Both agree that Active Military Service, known before as General Military Service or Obligatory Military Service, makes no sense. “Do you know how much money is wasted on taking care of equipment that should be in a museum?” asks Raciel.
Too much money for an economy that is leaking on all sides. According to statistics, there are more than 85,000 armed men and around 6,000,000 men and women between the ages of 17 and 49 available for the armed forces in case of war.
The Revolutionary Armed Forces (FAR) encompasses three armies: western, central and eastern, plus a navy and an air force. Also, a battalion of elite troops and a youth army that performs agricultural and construction work in captive conditions and with ridiculous salaries.
The FAR and MININT (Ministry of the Interior) are the principal tools of social control in Cuba. They manage 75 percent of the national economy. The Council of State and the Politburo, as well as different ministries and first-rate business enterprises are commanded by active or retired soldiers, who have exchanged their olive-green uniforms for white guayaberas.

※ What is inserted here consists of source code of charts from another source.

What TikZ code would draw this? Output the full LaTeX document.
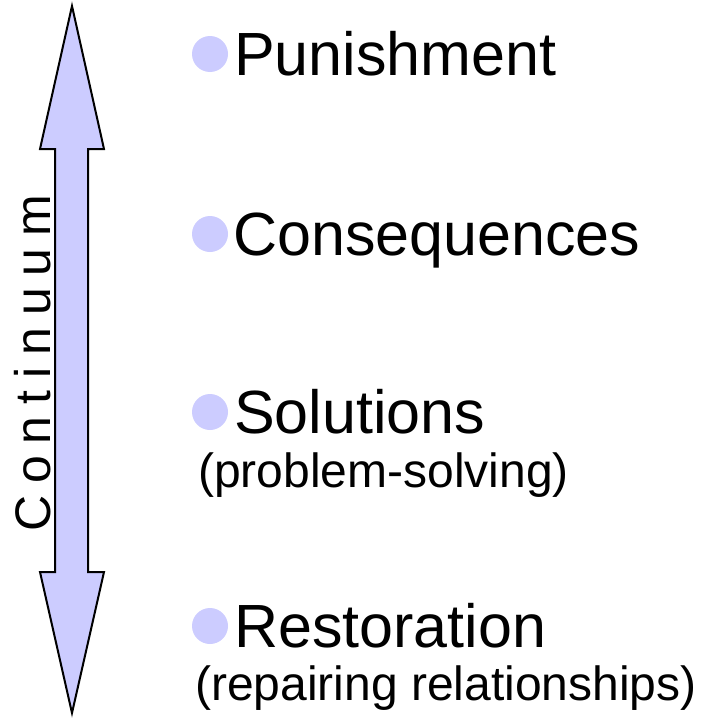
\documentclass[tikz,border=0pt]{standalone}
\usepackage{fontspec}
\setmainfont{Liberation Sans}
\definecolor{bulletblue}{HTML}{CCCCFF}
\newcommand\lsp{\hspace{11.9pt}}
\tikzset{
  mainitem/.style={anchor=base west, inner sep=0pt, font=\fontsize{61}{70}\selectfont},
  subitem/.style={anchor=base west, inner sep=0pt, font=\fontsize{48}{56}\selectfont},
  bulletdot/.style={circle, fill=bulletblue, minimum size=36pt, inner sep=0pt},
  arrowshape/.style={fill=bulletblue, draw=black, line width=2pt, line join=miter},
}
\begin{document}
\begin{tikzpicture}[x=1pt,y=-1pt]
\useasboundingbox (0,0) rectangle (703,720);
% double arrow
\draw[arrowshape] (72,6) -- (104,149) -- (88,149) -- (88,572) -- (104,572) -- (72,713)
  -- (40,572) -- (55,572) -- (55,149) -- (40,149) -- cycle;
\node[rotate=90, anchor=base west, inner sep=0pt, font=\fontsize{50}{56}\selectfont] (cont) at (50,532)
  {C\lsp o\lsp n\lsp t\lsp i\lsp n\lsp u\lsp u\lsp m};
% items
\node[bulletdot] (b1) at (210,54) {};
\node[mainitem] (t1) at (234,75) {Punishment};
\node[bulletdot] (b2) at (210,234) {};
\node[mainitem] (t2) at (233,255) {Consequences};
\node[bulletdot] (b3) at (210,412) {};
\node[mainitem] (t3) at (234,433) {Solutions};
\node[subitem] (s3) at (198,487) {(problem-solving)};
\node[bulletdot] (b4) at (210,626) {};
\node[mainitem] (t4) at (234,647) {Restoration};
\node[subitem] (s4) at (195,700) {(repairing relationships)};
\end{tikzpicture}
\end{document}
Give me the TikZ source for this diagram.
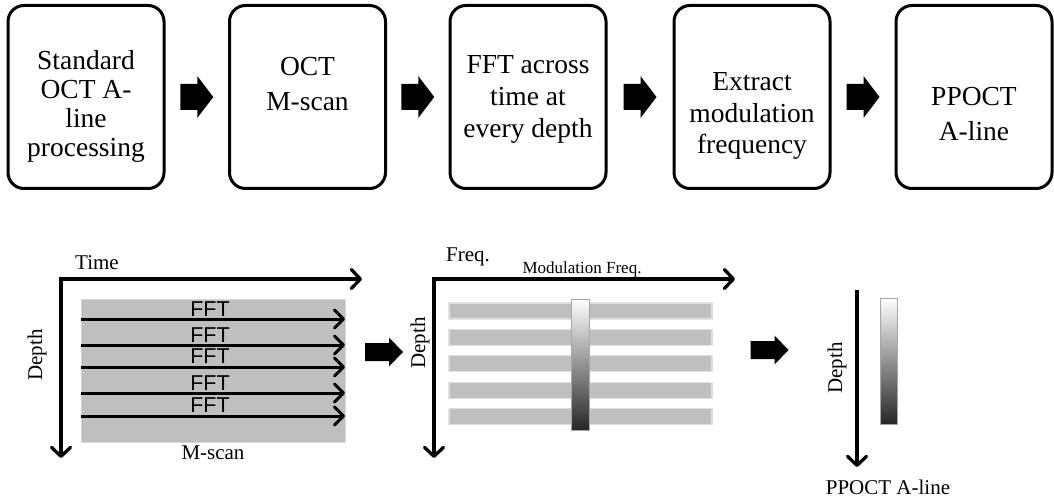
\documentclass[tikz,border=0pt]{standalone}
\usepackage{fontspec}
\setmainfont{Liberation Serif}
\setsansfont{Liberation Sans}
\usetikzlibrary{arrows.meta,calc}
\newcommand{\blockarrow}[5]{% center, length, body h, head h, head length
  \begin{scope}[shift={#1}]
    \fill (-#2/2,-#3/2) -- ({#2/2-#5},-#3/2) -- ({#2/2-#5},-#4/2) -- (#2/2,0)
      -- ({#2/2-#5},#4/2) -- ({#2/2-#5},#3/2) -- (-#2/2,#3/2) -- cycle;
  \end{scope}}
\begin{document}
\begin{tikzpicture}[x=1pt,y=-1pt,
  box/.style={draw,line width=3pt,rounded corners=16pt,minimum width=156pt,minimum height=183pt,inner sep=0pt},
  boxtext/.style={align=center,inner sep=0pt},
  axisarr/.style={line width=3.3pt,{Straight Barb[length=9pt,width=19pt,round]}-{Straight Barb[length=9pt,width=19pt,round]}},
  downarr/.style={line width=3.3pt,-{Straight Barb[length=9pt,width=19pt,round]}},
  fftline/.style={line width=3pt,-{Straight Barb[length=9pt,width=18pt,round]}},
  lab/.style={font=\fontsize{21}{24}\selectfont,inner sep=0pt},
  fftlab/.style={font=\sffamily\fontsize{21.5}{23}\selectfont,inner sep=0pt},
  bar/.style={draw=white!88!black,line width=1.2pt,fill=black!25,minimum width=263pt,minimum height=16pt,inner sep=0pt},
  gradbar/.style={draw=black!35,line width=0.6pt,shading=axis,top color=white,middle color=black!28,bottom color=black!85,inner sep=0pt}
]
\useasboundingbox (0,0) rectangle (1054,497);

% ---- top flow ----
\node[box] (b1) at (86,97) {};
\node[box] (b2) at (307.5,97) {};
\node[box] (b3) at (528,97) {};
\node[box] (b4) at (752,97) {};
\node[box] (b5) at (974,97) {};

\node[boxtext,font=\fontsize{27.5}{29}\selectfont] (t1) at (86,106) {Standard\\OCT A-\\line\\processing};
\node[boxtext,font=\fontsize{27.5}{35}\selectfont] (t2) at (307.5,84) {OCT\\M-scan};
\node[boxtext,font=\fontsize{27.5}{32}\selectfont] (t3) at (528,99) {FFT across\\time at\\every depth};
\node[boxtext,font=\fontsize{27.5}{31.5}\selectfont] (t4) at (752,116) {Extract\\modulation\\frequency};
\node[boxtext,font=\fontsize{27.5}{35}\selectfont] (t5) at (974,114) {PPOCT\\A-line};

\blockarrow{($(b1.east)!0.5!(b2.west)$)}{33}{26}{42}{16}
\blockarrow{($(b2.east)!0.5!(b3.west)$)}{33}{26}{42}{16}
\blockarrow{($(b3.east)!0.5!(b4.west)$)}{33}{26}{42}{16}
\blockarrow{($(b4.east)!0.5!(b5.west)$)}{33}{26}{42}{16}

% ---- panel 1: M-scan ----
\coordinate (o1) at (61,279);
\coordinate (x1) at (362,279);
\coordinate (y1) at (61,458);
\node[draw=white!85!black,line width=1pt,fill=black!25,minimum width=264pt,minimum height=143pt,inner sep=0pt] (ms) at (213,370.5) {};
\draw[axisarr] (y1) |- (x1);
\node[lab] (time) at (97,263) {Time};
\node[lab,rotate=90] (dep1) at (37,355) {Depth};
\node[lab] (mscanlab) at (213,453) {M-scan};
\foreach \i/\ly/\ty in {1/319/309,2/345/335.5,3/367/356.5,4/393/383,5/416/405}{
  \coordinate (fa\i) at (81,\ly);
  \coordinate (fb\i) at (345,\ly);
  \draw[fftline] (fa\i) -- (fb\i);
  \node[fftlab] (fft\i) at (210,\ty) {FFT};
}

\blockarrow{(384,352)}{38}{18}{29}{14}

% ---- panel 2: spectrum ----
\coordinate (o2) at (434,279);
\coordinate (x2) at (735,279);
\coordinate (y2) at (434,458);
\draw[axisarr] (y2) |- (x2);
\node[lab] (freq) at (468,257) {Freq.};
\node[inner sep=0pt,font=\fontsize{17}{18}\selectfont] (modf) at (582,269) {Modulation Freq.};
\node[lab,rotate=90] (dep2) at (420,343) {Depth};
\foreach \i/\cy in {1/311,2/337.4,3/363.8,4/390.2,5/416.6}{
  \node[bar] (bar\i) at (580.5,\cy) {};
}
\node[gradbar,minimum width=18pt,minimum height=131pt] (g2) at (580,364.5) {};

\blockarrow{(769.5,350)}{38}{18}{29}{14}

% ---- panel 3: PPOCT A-line ----
\coordinate (d3a) at (857,290);
\coordinate (d3b) at (857,467);
\draw[downarr] (d3a) -- (d3b);
\node[lab,rotate=90] (dep3) at (837,368) {Depth};
\node[gradbar,minimum width=17pt,minimum height=126pt] (g3) at (888.5,361) {};
\node[lab] (pplab) at (888,487) {PPOCT A-line};
\end{tikzpicture}
\end{document}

According to Daniel, an economist, the FAR devours “between 3.8 and 4.0 percent of the GDP. Perhaps more. And it generates expenses of billions of pesos and convertible money into maintaining armaments, military preparation and privileges. A FAR official earns around 1,200 pesos a month and has access to housing, recreation, clothing and food, all subsidized by the State.”
In a survey of 24 young people between 14 to 29 years old, they unanimously prefer abolishing Active Military Service. “Military service in Cuba should be professional and voluntary. Let a solider commit himself for five to ten years and earn a decent salary,” says Diosbel, a baccalaureate student.
For Onel, who is in his second year of studying telecommunications engineering, the disproportionate expense, the emigration from Cuba and the accelerated aging of the population are important elements in favor of designing a new strategy of defense.
“I don’t think it’s worth it to join the army for one or two years, for young people with the sufficient potential to become scientists, engineers, computer programmers. Before the new panorama, the FAR should restructure itself. It should essentially assist the population in the case of disasters or hurricanes. A small, professional armed forces, with no more than 30,000 men, would be the ideal for a country that is getting older, and which is in a permanent economic crisis,” adds Onel.
In the golden years of Fidel Castro’s revolution, the FAR had 1,000,000 men in arms. Cuba, a poor country, in the ’80s, for the first time in its history participated in two civil wars simultaneously in Ethiopia and Angola, sending 50,000 soldiers at its own expense.
“One day of war costs the United States millions of dollars. And Cuba spent 16 years in Angola. I’m convinced that this waste of resources, men and money was the beginning of the Special Period that the country experienced later,” said Daniel, the economist.
When the secret archives of the State pavilion are opened some day, we will be able to know the amount of money squandered on wars outside Cuban borders, on the preparation of foreign guerrilla fighters and on subsidies to Latin America and Africa.
In this twenty-first century, no one wants to attack Cuba. Military service should be abolished.